**Task brief:** In this exercise, print only the lines of the records below from the one with "Output the Python script that produces this picture with Plotly." through the one with "0.85, 0.90, 0.94]", inclusive. Pictures are not part of the copy.

## Start

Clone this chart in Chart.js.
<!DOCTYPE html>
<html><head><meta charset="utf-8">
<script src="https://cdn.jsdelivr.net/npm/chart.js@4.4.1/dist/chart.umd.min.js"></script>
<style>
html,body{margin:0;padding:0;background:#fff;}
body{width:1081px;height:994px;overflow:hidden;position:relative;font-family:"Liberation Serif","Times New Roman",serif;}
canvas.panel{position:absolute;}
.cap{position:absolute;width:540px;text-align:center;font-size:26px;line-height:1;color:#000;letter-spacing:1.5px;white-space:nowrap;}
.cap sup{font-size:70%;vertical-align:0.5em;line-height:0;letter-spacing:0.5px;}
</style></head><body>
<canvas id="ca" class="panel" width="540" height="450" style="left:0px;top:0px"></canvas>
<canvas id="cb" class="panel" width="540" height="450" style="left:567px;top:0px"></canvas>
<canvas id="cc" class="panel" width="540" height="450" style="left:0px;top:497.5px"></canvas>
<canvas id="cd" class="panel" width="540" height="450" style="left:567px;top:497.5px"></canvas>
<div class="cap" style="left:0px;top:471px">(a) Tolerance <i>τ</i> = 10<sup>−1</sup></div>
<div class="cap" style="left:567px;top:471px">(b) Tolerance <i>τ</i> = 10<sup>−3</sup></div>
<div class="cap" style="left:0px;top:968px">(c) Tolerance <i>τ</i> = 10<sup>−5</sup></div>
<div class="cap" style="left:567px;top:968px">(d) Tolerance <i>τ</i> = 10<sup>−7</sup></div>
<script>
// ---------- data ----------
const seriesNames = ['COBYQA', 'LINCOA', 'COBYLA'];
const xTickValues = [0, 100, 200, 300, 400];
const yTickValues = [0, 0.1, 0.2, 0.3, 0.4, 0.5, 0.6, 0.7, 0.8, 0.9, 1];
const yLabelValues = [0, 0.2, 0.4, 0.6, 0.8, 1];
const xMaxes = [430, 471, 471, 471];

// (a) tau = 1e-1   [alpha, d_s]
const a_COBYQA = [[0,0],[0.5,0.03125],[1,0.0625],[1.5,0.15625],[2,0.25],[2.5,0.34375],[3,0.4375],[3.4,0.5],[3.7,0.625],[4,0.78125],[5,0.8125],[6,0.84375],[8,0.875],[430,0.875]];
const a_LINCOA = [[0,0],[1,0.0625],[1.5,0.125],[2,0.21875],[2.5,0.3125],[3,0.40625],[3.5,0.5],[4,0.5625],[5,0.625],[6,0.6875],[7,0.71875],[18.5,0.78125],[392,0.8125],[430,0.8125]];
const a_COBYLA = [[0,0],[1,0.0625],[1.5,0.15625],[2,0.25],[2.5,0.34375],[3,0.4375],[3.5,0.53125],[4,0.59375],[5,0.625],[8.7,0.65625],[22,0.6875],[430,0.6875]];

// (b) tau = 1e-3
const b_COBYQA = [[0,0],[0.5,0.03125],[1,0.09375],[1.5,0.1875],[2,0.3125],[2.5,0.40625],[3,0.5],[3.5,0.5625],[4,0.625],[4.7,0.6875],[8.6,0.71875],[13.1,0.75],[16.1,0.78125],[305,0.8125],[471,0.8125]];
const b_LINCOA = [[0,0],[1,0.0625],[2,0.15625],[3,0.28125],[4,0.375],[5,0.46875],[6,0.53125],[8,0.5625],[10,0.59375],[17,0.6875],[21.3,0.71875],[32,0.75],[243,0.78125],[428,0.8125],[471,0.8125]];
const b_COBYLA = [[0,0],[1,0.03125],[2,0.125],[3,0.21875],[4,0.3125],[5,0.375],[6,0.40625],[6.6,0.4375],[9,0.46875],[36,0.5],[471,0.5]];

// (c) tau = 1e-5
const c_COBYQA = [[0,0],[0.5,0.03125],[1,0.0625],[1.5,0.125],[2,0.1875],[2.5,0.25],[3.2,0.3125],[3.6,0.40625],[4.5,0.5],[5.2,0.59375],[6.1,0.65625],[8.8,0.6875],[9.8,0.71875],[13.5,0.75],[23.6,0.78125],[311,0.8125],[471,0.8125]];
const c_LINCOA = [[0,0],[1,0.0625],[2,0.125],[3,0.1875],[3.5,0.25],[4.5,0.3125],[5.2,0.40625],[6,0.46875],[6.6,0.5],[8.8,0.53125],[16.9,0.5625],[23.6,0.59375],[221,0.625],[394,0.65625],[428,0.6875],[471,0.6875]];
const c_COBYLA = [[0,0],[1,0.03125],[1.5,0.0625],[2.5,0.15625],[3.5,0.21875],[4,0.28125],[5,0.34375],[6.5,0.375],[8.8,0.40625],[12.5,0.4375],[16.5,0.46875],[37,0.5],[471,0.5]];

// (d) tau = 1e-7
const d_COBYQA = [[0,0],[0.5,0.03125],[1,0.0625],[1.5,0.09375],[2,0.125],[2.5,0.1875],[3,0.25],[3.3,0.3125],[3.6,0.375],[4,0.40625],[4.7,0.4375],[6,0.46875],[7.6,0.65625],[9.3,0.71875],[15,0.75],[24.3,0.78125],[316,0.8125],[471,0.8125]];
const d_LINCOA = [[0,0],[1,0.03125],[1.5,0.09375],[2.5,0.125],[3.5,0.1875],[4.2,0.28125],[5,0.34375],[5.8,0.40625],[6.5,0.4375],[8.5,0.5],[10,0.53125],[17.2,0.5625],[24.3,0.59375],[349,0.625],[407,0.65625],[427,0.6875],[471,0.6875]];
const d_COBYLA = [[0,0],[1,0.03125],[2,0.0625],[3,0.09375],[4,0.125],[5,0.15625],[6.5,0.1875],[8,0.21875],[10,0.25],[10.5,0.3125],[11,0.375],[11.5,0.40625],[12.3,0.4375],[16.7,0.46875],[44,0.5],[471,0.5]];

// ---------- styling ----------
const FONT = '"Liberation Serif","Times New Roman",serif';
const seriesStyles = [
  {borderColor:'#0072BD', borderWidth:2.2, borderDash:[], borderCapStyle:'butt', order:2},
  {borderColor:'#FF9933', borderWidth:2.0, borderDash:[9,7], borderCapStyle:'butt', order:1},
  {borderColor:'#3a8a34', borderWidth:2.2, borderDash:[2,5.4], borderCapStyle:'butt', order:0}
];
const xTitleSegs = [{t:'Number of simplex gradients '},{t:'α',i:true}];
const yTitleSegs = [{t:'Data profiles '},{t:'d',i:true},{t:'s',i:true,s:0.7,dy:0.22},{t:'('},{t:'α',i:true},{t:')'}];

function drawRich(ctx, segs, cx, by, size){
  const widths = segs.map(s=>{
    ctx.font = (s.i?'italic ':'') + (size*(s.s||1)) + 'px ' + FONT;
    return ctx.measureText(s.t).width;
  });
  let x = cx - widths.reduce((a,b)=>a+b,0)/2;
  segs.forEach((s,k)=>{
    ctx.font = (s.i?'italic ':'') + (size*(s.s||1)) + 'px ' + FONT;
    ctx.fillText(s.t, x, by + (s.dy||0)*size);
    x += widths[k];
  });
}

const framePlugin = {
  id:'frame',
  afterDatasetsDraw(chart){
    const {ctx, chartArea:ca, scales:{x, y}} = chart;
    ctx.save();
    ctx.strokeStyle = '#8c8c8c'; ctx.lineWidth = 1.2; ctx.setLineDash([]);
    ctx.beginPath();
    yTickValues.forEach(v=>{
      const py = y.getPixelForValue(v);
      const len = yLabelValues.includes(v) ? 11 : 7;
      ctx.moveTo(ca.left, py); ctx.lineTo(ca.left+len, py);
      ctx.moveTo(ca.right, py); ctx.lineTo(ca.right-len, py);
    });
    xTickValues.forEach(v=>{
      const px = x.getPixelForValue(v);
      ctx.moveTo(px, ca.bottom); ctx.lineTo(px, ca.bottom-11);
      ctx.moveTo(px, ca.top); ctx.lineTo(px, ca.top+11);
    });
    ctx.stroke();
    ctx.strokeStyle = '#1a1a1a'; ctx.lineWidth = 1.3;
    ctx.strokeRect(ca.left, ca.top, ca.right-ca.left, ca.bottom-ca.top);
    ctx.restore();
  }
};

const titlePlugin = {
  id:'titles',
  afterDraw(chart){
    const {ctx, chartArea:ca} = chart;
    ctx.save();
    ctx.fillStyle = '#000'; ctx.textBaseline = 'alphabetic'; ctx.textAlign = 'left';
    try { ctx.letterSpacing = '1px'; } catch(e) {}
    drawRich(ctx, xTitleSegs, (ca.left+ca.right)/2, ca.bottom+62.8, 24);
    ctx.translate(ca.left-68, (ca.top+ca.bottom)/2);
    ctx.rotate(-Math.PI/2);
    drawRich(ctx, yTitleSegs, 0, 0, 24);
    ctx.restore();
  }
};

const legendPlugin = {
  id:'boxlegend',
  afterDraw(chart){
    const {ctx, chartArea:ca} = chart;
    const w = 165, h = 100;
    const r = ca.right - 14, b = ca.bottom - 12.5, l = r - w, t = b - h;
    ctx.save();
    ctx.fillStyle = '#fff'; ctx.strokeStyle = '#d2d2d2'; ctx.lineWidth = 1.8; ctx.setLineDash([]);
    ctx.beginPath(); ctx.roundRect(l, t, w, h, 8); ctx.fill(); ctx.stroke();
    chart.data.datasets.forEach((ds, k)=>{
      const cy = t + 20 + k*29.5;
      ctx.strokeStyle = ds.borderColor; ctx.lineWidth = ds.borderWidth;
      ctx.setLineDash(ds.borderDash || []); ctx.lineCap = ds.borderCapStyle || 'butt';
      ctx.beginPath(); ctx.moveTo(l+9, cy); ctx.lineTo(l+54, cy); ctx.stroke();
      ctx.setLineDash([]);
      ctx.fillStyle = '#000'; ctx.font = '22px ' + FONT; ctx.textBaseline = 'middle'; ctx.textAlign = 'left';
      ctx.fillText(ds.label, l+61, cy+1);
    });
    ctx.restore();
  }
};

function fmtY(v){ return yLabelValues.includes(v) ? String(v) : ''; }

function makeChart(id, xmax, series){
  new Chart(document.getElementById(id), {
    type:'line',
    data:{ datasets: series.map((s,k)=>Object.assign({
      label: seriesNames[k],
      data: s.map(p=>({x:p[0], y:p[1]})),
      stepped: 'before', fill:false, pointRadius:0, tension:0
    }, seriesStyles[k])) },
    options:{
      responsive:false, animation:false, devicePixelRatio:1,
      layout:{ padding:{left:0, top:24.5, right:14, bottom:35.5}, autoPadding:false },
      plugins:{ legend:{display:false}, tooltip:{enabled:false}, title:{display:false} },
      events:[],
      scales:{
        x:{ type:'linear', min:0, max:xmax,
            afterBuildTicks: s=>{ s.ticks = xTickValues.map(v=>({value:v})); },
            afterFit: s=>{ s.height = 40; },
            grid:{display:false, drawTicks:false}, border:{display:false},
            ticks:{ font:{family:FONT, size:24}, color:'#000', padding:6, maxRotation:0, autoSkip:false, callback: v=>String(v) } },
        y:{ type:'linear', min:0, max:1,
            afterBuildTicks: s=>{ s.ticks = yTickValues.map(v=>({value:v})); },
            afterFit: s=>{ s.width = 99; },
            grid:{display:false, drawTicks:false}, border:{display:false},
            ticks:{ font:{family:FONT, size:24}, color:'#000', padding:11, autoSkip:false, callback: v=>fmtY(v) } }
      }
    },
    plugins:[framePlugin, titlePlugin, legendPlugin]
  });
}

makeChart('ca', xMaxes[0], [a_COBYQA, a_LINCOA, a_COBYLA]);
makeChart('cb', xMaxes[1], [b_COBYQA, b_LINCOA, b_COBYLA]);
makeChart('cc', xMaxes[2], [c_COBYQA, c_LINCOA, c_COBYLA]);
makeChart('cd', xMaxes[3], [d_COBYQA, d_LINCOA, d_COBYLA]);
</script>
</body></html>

## End
## Start

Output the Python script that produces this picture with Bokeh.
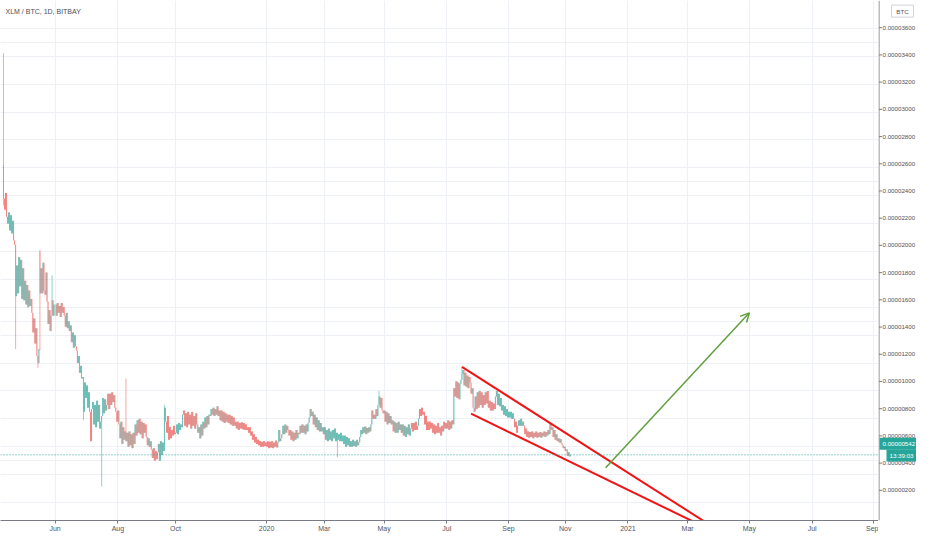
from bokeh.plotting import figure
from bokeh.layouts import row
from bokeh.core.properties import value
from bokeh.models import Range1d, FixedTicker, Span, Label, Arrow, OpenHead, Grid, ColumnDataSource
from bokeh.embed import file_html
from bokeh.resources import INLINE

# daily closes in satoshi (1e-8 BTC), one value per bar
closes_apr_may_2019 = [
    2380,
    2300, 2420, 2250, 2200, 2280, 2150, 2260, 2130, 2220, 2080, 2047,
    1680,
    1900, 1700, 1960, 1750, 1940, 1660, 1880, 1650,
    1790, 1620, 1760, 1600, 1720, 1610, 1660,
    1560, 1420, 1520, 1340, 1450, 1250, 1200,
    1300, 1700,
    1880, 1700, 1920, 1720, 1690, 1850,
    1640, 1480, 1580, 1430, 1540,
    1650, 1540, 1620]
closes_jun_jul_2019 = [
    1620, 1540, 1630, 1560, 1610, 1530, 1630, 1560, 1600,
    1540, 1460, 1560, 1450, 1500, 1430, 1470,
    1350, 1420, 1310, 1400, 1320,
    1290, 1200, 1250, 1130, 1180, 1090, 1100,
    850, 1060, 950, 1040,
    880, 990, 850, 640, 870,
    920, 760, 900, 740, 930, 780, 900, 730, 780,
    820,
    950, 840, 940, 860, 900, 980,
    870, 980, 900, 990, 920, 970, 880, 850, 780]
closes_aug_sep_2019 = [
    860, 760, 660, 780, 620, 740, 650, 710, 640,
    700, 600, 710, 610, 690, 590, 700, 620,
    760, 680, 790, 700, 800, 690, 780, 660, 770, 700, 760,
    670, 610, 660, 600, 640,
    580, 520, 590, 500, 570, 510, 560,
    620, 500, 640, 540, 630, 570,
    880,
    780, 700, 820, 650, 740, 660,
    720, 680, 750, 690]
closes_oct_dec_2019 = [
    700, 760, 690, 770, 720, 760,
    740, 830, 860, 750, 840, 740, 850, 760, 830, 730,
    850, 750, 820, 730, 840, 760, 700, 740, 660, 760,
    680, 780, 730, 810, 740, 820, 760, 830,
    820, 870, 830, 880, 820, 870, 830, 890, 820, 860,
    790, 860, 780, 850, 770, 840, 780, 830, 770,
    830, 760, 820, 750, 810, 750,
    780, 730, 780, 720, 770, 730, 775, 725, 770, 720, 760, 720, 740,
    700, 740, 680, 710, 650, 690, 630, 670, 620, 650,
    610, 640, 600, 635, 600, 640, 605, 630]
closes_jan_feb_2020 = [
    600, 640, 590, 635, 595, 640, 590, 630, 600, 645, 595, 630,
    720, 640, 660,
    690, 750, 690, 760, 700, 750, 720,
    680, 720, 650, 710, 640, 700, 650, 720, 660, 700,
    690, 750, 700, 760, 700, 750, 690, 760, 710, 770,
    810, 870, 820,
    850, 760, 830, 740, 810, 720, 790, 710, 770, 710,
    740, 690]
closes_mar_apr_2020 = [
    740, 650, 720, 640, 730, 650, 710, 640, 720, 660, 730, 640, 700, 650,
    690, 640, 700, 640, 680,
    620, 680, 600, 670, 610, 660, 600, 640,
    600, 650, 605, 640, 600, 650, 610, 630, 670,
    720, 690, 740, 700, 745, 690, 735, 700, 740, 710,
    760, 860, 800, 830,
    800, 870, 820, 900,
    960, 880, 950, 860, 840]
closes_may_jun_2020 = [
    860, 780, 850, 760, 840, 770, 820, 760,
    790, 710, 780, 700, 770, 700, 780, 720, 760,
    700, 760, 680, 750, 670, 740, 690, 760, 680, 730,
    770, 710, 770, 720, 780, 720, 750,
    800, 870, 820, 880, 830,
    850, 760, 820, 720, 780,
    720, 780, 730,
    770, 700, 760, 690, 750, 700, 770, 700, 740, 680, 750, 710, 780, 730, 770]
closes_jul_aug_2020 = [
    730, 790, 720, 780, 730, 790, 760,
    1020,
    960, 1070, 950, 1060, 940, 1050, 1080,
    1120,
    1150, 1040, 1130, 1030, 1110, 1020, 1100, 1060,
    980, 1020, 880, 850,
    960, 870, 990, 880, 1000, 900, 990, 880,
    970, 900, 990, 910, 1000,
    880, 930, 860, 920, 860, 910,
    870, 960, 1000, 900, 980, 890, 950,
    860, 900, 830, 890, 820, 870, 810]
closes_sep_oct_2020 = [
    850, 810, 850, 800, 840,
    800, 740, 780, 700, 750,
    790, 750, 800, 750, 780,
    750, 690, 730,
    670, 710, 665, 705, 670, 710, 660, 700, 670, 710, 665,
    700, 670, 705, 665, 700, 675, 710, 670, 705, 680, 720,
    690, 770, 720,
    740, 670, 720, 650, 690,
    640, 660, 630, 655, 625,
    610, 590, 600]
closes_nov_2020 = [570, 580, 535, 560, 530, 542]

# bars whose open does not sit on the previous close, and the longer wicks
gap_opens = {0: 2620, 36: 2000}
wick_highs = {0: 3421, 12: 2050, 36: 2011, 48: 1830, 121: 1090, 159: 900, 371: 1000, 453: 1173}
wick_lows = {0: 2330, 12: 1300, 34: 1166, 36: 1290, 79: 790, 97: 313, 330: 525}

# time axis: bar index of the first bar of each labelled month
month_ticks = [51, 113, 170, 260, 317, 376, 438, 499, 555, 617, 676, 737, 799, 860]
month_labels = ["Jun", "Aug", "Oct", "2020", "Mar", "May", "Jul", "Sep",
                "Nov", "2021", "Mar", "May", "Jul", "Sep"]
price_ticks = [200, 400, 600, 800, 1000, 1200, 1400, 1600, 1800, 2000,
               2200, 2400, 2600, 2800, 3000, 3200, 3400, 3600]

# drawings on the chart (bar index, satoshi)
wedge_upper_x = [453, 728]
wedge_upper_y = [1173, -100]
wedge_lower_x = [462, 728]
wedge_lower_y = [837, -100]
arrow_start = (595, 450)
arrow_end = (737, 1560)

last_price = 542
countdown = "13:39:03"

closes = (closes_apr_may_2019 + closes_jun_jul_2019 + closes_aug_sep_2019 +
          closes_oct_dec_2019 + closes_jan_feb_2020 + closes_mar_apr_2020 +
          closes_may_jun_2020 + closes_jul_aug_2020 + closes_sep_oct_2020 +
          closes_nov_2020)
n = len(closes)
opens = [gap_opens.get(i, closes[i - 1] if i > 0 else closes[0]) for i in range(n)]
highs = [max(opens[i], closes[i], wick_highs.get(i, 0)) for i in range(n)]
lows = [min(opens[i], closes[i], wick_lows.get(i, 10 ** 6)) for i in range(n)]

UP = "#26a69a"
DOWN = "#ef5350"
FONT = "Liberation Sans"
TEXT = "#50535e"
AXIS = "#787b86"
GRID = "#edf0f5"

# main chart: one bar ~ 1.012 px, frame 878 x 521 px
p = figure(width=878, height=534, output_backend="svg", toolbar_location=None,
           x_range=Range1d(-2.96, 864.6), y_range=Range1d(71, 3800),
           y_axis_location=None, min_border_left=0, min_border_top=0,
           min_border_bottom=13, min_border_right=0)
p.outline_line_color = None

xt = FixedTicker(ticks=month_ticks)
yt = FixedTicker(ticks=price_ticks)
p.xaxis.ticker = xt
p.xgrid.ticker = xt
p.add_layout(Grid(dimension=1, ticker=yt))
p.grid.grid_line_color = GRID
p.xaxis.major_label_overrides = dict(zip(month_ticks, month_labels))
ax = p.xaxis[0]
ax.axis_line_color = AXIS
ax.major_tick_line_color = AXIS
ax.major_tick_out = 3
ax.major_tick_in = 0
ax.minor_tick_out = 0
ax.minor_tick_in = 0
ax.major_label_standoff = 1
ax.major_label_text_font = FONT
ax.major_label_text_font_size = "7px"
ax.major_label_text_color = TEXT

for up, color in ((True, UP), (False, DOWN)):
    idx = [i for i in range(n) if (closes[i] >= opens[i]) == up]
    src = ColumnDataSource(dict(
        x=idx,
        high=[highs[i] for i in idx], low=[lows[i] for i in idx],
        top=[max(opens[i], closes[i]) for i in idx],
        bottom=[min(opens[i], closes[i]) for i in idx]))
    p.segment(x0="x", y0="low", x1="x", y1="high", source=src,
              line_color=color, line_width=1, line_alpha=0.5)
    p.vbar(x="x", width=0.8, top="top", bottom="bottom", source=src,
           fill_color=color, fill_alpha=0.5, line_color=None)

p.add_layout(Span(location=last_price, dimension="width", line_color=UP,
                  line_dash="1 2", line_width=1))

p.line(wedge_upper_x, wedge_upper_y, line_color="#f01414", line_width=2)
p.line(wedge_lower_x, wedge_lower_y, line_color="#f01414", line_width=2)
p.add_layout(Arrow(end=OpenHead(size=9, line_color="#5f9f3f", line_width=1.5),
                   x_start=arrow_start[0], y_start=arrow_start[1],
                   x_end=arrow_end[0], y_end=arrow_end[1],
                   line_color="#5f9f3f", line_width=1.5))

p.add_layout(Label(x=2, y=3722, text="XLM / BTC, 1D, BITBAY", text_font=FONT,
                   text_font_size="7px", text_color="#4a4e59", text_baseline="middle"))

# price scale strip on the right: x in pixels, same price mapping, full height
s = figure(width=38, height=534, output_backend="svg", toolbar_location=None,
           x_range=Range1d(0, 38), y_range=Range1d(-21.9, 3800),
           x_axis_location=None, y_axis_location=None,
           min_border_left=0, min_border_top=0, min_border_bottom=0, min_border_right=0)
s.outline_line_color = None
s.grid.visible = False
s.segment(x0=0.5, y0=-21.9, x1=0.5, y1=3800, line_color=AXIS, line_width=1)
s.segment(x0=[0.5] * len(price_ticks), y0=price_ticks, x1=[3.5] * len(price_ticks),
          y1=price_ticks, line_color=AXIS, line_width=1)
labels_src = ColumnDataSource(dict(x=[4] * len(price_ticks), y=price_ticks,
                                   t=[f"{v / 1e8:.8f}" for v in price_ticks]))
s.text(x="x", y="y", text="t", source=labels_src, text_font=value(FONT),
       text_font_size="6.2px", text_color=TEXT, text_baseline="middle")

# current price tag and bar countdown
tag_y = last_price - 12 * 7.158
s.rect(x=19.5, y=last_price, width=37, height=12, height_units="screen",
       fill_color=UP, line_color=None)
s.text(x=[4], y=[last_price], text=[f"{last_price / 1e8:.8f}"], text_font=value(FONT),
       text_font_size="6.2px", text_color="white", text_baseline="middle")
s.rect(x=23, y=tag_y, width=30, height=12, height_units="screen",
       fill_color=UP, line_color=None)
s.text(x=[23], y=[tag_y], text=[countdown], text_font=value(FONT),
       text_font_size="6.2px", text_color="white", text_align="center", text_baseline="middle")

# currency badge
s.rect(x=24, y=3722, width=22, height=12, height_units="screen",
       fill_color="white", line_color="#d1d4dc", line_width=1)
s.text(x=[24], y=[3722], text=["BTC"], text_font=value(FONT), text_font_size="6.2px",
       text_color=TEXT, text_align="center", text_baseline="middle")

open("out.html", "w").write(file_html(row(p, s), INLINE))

## End
## Start

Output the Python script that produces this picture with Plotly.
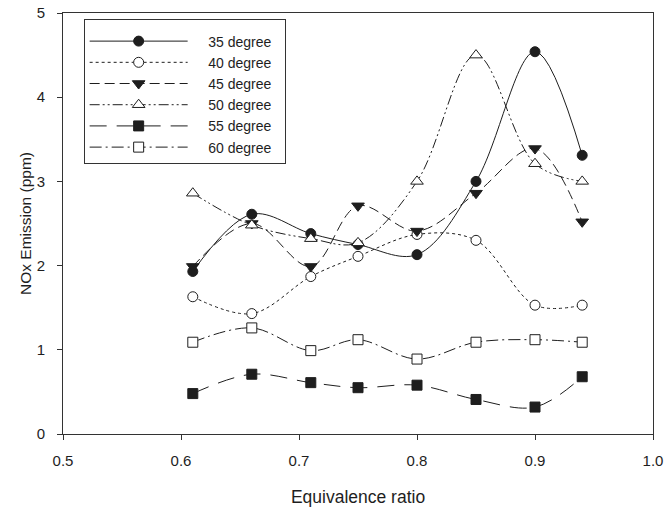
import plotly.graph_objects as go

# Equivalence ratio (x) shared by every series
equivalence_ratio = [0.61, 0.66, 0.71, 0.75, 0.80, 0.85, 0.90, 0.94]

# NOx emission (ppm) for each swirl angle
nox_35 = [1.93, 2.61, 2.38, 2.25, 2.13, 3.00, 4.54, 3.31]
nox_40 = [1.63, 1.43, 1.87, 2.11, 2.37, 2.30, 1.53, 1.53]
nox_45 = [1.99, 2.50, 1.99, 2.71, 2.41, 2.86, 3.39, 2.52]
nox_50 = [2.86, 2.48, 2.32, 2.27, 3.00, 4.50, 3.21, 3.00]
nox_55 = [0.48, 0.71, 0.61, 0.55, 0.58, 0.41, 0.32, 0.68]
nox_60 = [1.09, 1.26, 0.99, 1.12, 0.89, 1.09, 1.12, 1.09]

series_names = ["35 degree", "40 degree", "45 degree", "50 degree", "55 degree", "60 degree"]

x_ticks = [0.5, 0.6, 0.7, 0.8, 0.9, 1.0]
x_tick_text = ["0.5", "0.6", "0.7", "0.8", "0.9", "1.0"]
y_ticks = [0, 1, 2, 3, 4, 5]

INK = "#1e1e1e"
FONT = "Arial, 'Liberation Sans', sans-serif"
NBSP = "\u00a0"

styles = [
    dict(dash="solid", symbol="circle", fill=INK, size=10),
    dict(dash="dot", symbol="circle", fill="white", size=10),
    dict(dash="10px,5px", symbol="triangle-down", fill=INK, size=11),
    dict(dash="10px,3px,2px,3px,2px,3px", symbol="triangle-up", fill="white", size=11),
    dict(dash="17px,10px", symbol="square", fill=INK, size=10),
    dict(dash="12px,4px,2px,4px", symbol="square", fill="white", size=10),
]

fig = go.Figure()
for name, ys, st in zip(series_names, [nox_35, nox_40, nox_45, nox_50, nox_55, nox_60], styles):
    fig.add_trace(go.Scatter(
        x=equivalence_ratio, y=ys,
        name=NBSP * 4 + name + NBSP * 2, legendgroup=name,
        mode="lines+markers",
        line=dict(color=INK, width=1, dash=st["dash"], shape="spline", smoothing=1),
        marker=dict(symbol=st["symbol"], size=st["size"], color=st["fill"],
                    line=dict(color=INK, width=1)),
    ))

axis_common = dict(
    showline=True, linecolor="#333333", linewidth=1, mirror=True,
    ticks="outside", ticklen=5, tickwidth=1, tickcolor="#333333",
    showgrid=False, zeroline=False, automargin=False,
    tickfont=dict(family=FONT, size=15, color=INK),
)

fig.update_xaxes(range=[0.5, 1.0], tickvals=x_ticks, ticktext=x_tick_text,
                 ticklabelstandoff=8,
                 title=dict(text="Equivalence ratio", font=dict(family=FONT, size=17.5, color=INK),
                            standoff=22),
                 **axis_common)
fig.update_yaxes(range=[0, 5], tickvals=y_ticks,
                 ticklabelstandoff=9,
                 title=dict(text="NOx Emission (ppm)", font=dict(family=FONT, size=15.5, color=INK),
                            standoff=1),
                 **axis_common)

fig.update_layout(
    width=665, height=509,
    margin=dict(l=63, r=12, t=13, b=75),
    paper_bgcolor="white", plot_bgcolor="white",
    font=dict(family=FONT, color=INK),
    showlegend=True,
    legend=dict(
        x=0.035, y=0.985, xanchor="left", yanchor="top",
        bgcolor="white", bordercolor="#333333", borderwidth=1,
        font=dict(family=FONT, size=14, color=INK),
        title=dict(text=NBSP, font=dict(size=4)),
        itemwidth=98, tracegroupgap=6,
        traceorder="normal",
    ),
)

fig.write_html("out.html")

## End

**Problem solution:**
Output the Python script that produces this picture with Plotly.
import plotly.graph_objects as go

# Equivalence ratio (x) shared by every series
equivalence_ratio = [0.61, 0.66, 0.71, 0.75, 0.80, 0.85, 0.90, 0.94]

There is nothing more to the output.